1. Beranda
  2. Opini

Mendesak Amandemen Konstitusi, Implikasi Desain Baru Pemilu

Oleh ,

Oleh: Rizal Restu Prasetyo, S.H
(Pemerhati dan Praktisi Hukum Pemilu)

Putusan MK 135/PUU-XXII/2024 sebagai Desain Baru Pemilu

Putusan Mahkamah Konstitusi Nomor 135/PUU-XXII/2024 menandai perubahan penting dalam desain pemilu nasional, substansi dari putusan ini adalah pemisahan antara Pemilu Nasional diantaranya jenis Pemilihan Presiden/Wakil Presiden, DPR RI, dan DPD RI dengan Pemilu Lokal meliputi Pemilihan DPRD Provinsi, DPRD Kabupaten/Kota, serta Kepala Daerah.

Jarak antara keduanya ditetapkan paling lama dua sampai dua setengah tahun, skema ini berbeda dengan praktik Pemilu 2024 yang menyatukan pemilihan presiden, legislatif, dan kepala daerah dalam satu tahun penyelenggaraan.

Relevansi dengan Pemilu Serentak 2024

Salah satu pertimbangan sosiologis Putusan MK 135/PUU-XXII/2024 adalah berkaca pada pengalaman Pemilu 2024 yang menunjukkan kompleksitas penyelenggaraan yang luar biasa, beban logistik, tumpukan administrasi, hingga kelelahan penyelenggara dan pemilih yang “bosan” dengan aktivitas Pemilu.

Putusan MK 135/PUU-XXII/2024 hadir sebagai koreksi, dengan memberikan jeda waktu antara pemilu nasional dan lokal, dengan begitu, beban kerja dapat lebih terdistribusi dan kualitas partisipasi pemilih lebih terjaga.

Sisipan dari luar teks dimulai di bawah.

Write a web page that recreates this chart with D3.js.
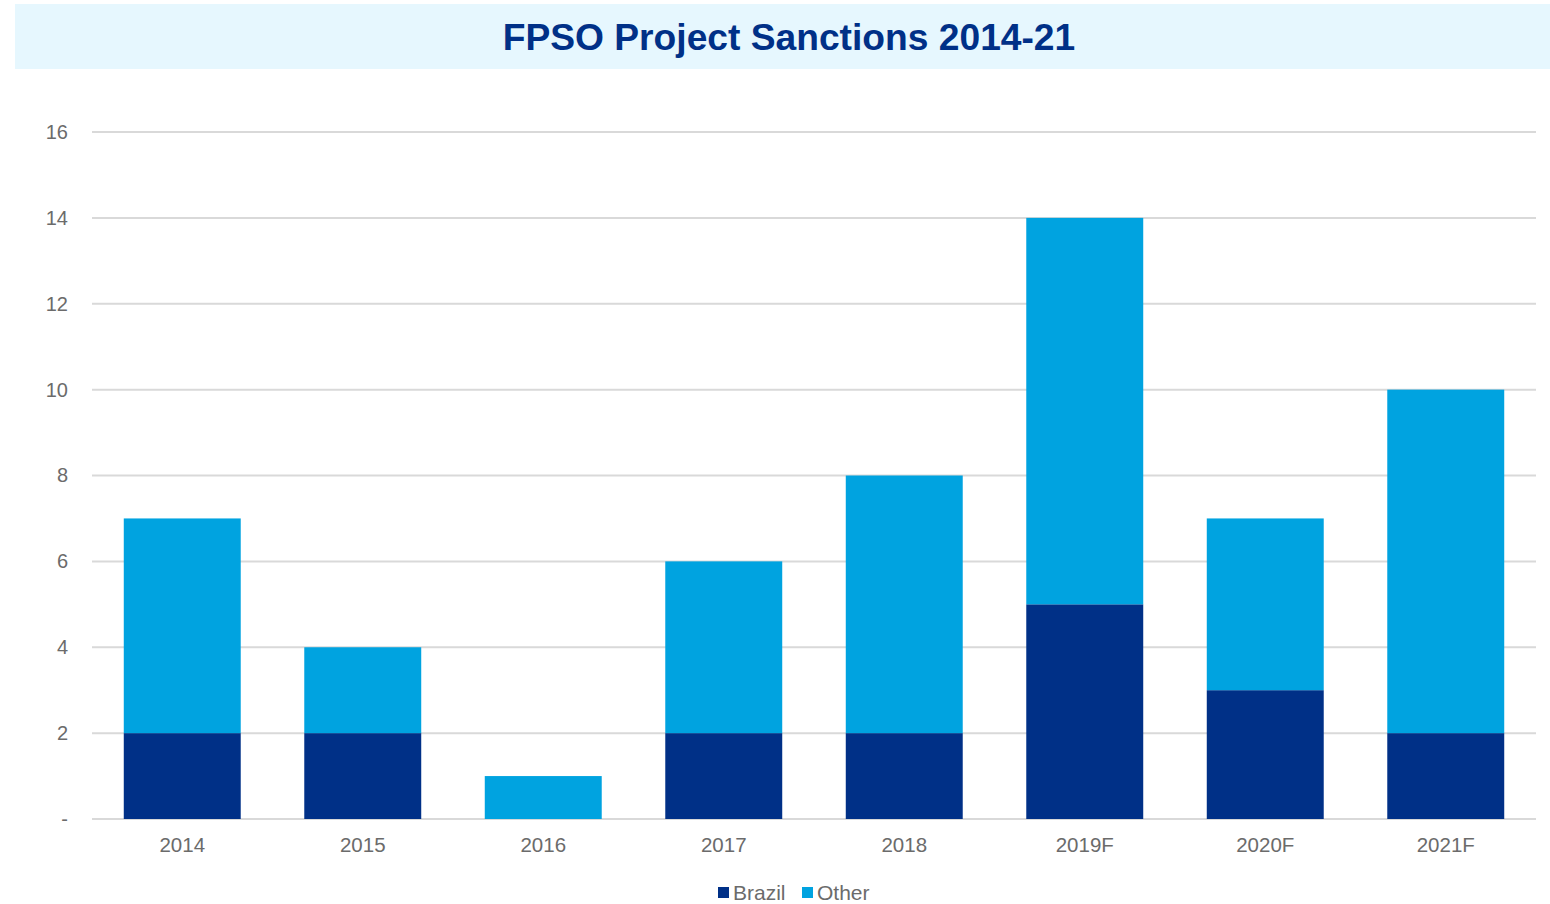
<!DOCTYPE html>
<html>
<head>
<meta charset="utf-8">
<script src="https://cdn.jsdelivr.net/npm/d3@7"></script>
<style>
  html, body { margin: 0; padding: 0; background: #fff; }
  svg { display: block; font-family: "Liberation Sans", Arial, sans-serif; }
</style>
</head>
<body>
<svg id="chart" width="1550" height="904"></svg>
<script>
// FPSO project sanctions per year, split by region
const years = ["2014", "2015", "2016", "2017", "2018", "2019F", "2020F", "2021F"];
const brazil = [2, 2, 0, 2, 2, 5, 3, 2];
const other = [5, 2, 1, 4, 6, 9, 4, 8];
const yTicks = [0, 2, 4, 6, 8, 10, 12, 14, 16];
const seriesNames = ["Brazil", "Other"];
const seriesColors = ["#003087", "#00a3e0"];

const svg = d3.select("#chart");
const W = 1550, H = 904;
const m = { left: 92, right: 14, top: 132, bottom: 85 };
const labelColor = "#6b6b6b";

// Title banner
svg.append("rect")
  .attr("x", 15).attr("y", 4).attr("width", W - 15).attr("height", 65)
  .attr("fill", "#e6f7fe");
svg.append("text")
  .attr("x", 789).attr("y", 50)
  .attr("text-anchor", "middle")
  .attr("font-size", 37.2).attr("font-weight", "bold")
  .attr("fill", "#003087")
  .text("FPSO Project Sanctions 2014-21");

const x = d3.scaleBand().domain(years).range([m.left, W - m.right]).paddingInner(0.352).paddingOuter(0.176);
const y = d3.scaleLinear().domain([0, 16]).range([H - m.bottom, m.top]);

// Gridlines
svg.append("g").selectAll("line").data(yTicks).join("line")
  .attr("x1", m.left).attr("x2", W - m.right)
  .attr("y1", d => y(d)).attr("y2", d => y(d))
  .attr("stroke", "#d9d9d9").attr("stroke-width", 2);

// Y axis labels
const yAxis = d3.axisLeft(y).tickValues(yTicks).tickSize(0).tickPadding(0)
  .tickFormat(d => d === 0 ? "-" : d);
const gy = svg.append("g").attr("transform", `translate(68,0)`).call(yAxis);
gy.select(".domain").remove();
gy.selectAll("text").attr("font-size", 20).attr("fill", labelColor)
  .attr("font-family", "'Liberation Sans', Arial, sans-serif");

// Stacked bars
const rows = years.map((yr, i) => ({ year: yr, Brazil: brazil[i], Other: other[i] }));
const stacked = d3.stack().keys(seriesNames)(rows);
svg.append("g").selectAll("g").data(stacked).join("g")
  .attr("fill", (d, i) => seriesColors[i])
  .selectAll("rect").data(d => d).join("rect")
  .attr("x", d => x(d.data.year))
  .attr("width", x.bandwidth())
  .attr("y", d => y(d[1]))
  .attr("height", d => y(d[0]) - y(d[1]));

// X axis labels
const xAxis = d3.axisBottom(x).tickSize(0).tickPadding(0);
const gx = svg.append("g").attr("transform", `translate(0,${H - m.bottom + 14})`).call(xAxis);
gx.select(".domain").remove();
gx.selectAll("text").attr("font-size", 20.5).attr("fill", labelColor)
  .attr("dy", "0.95em")
  .attr("font-family", "'Liberation Sans', Arial, sans-serif");

// Legend
const legendX = [718, 802];
const lg = svg.append("g").selectAll("g").data(seriesNames).join("g")
  .attr("transform", (d, i) => `translate(${legendX[i]},887)`);
lg.append("rect").attr("width", 11).attr("height", 11).attr("fill", (d, i) => seriesColors[i]);
lg.append("text").attr("x", 15).attr("y", 13)
  .attr("font-size", 21).attr("fill", labelColor).text(d => d);
</script>
</body>
</html>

Namun tentunya perubahan ini memerlukan dasar legitimasi yang kuat dalam perspektif konstitusionalitas dan oprasionalisasi dalam perturan perundang-undangan pelaksananya.

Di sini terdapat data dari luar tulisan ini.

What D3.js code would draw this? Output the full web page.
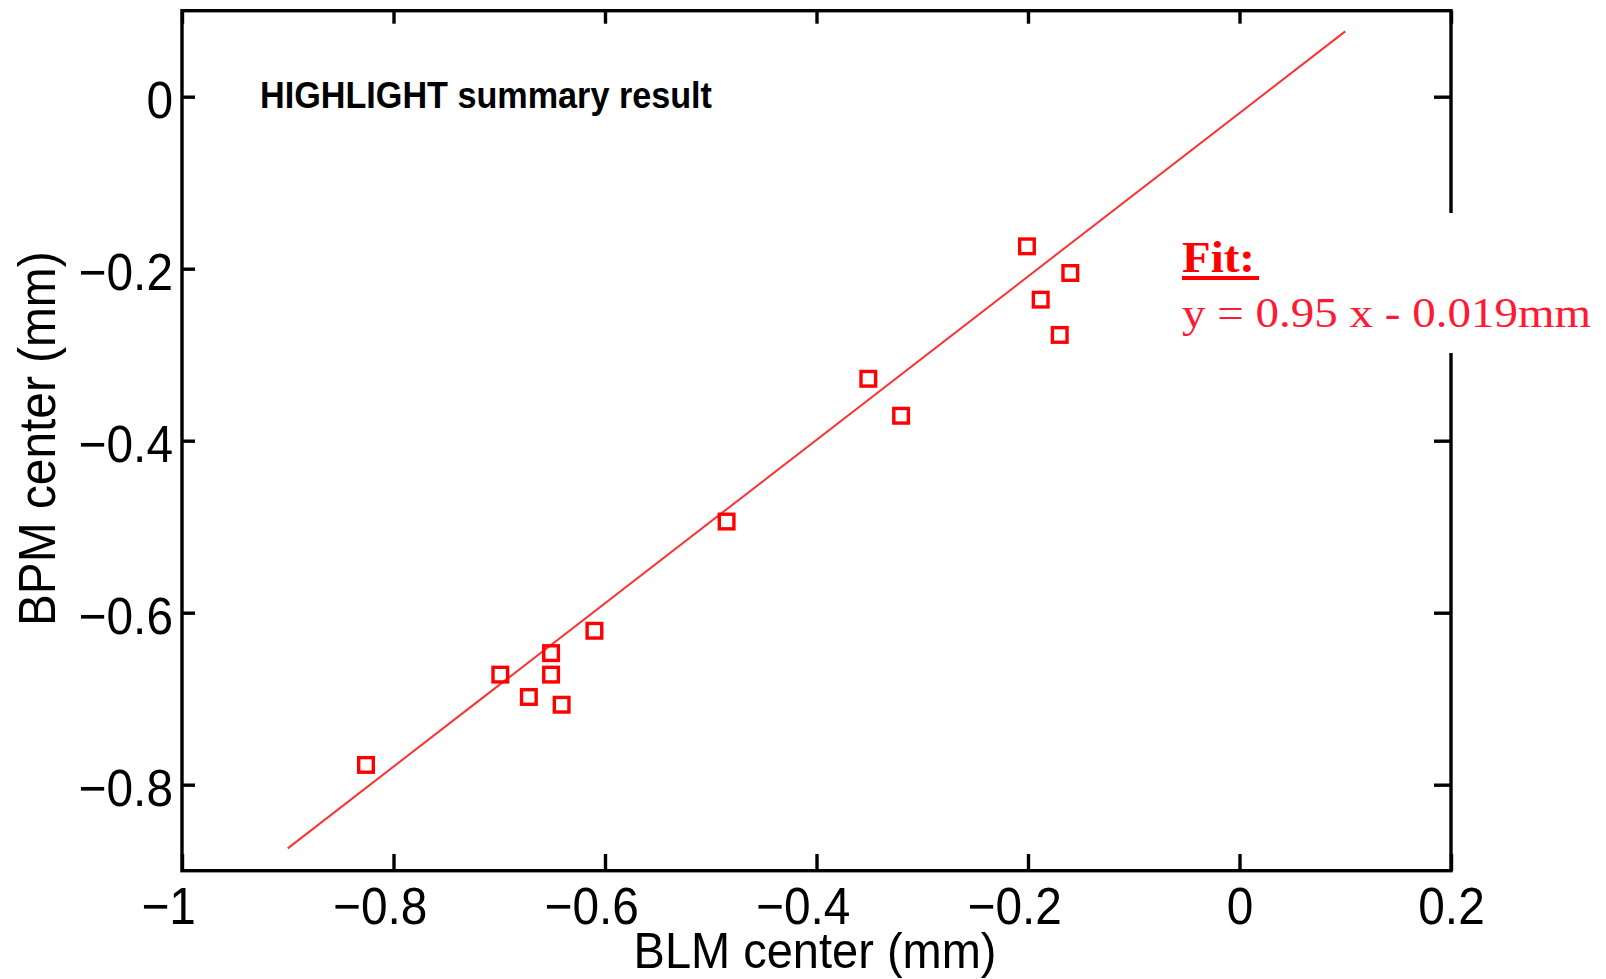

Dikotomi Mandatori Pemilu dan Pilkada dalam Pasal 22E dan Pasal 18 Ayat (4) UUD 1945
Sejak Putusan MK 55/PUU-XVII/2019, Pilkada dipandang sebagai bagian dari rezim pemilu, namun tafsir ini diperhadapkan dengan rumusan UUD 1945, Pasal 22E ayat (2) secara jelas menyebut pemilu untuk DPR, DPD, Presiden/Wakil Presiden, serta DPRD, tetapi tidak mencantumkan Kepala Daerah.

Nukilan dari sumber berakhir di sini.